Outlook Ah, the 1990s… MC Hammer, puffa jackets, grunge, Gazza's tears, This Life, the private finance initiative, negative equity, high interest rates and John Major desperately clinging on to his premiership.
Why on earth the Coalition is determined to take us back to those years I don't know, but determined it is.
This is best demonstrated by David Cameron's decision to split the nation asunder with a referendum on Europe, pandering to the right-wing of his party and opening up a complicated debate on the incredibly simplistic terms that so (badly) informed the political rhetoric of the John Major years.
However, as Europhiles unsubtly hint that those who want out of the EU are jingoistic, while the sceptics depict pro-Europeans as unpatriotic surrender monkeys, the real time travel might actually be taking place in the Department for Transport.

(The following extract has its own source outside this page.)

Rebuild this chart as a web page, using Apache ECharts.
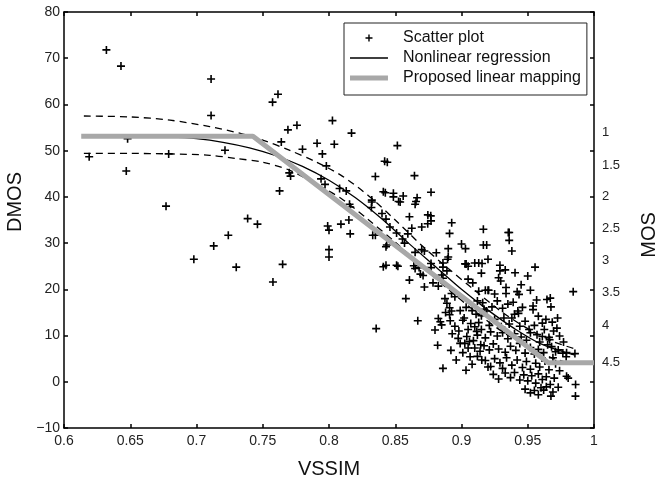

The department's permanent secretary, Philip Rutnam, is understood to have handed secretary of state Patrick McLoughlin a proposal outlining how to overhaul rail franchising in the wake of the West Coast Mainline debacle.
As a quick reminder, that saw FirstGroup beat Virgin to the contract, only for the government to terminate the selection process at a cost of £40m when it discovered that civil servants hadn't done their sums correctly.
Few know what Mr Rutnam has suggested, but there is a growing sense that he might be advocating the re-establishment of some form of Office of Passenger Rail Franchising.
The Transport Select Committee is already pushing for the return of this arm's length body, with the argument that it would bring greater commercial expertise and ensure that there is no repeat of West Coast, an experience that nearly saw the government sued by Virgin boss Sir Richard Branson.
This office was a big feature of the 1990s privatisation of the railways, with director John O'Brien famously selling 25 franchises in less than two years ahead of Labour's election victory in 1997.
Then Transport Secretary John Prescott had vowed to get rid of the office in an attempt to overturn what he saw as the sharper edges of privatisation, eventually succeeding in getting franchising rolled into the Strategic Rail Authority.
Eventually franchise decisions ended up back in the department and now wresting control from civil servants who have never worked in the business world is exactly the right response to West Coast, according to several industry figures I've spoken to.
Others, though, might call this passing the buck, ensuring that mandarins can never again be blamed for making miscalculations which are based on a deeply flawed model that sees train operators forecast profit and passenger numbers 10 or 15 years into the future.
Even the most gifted of Mayan psychics could not have foretold the events that could impact those numbers.
Just look at Channel Tunnel Rail Link builder London & Continental Railways, which nearly went bust in the 1990s partly because its initial revenue forecasts couldn't possibly have accounted for the emergence and impact of low-cost airlines.
The right start for franchising reform is not pushing decisions elsewhere, but accepting that the rail franchising system is based on figures that might as well have been plucked out of the air, if they haven't been already.
There's no point trying to re-establish a sepia-tinged 1990s if the building blocks of rail franchising – and, for that matter, Europe – are not restructured first.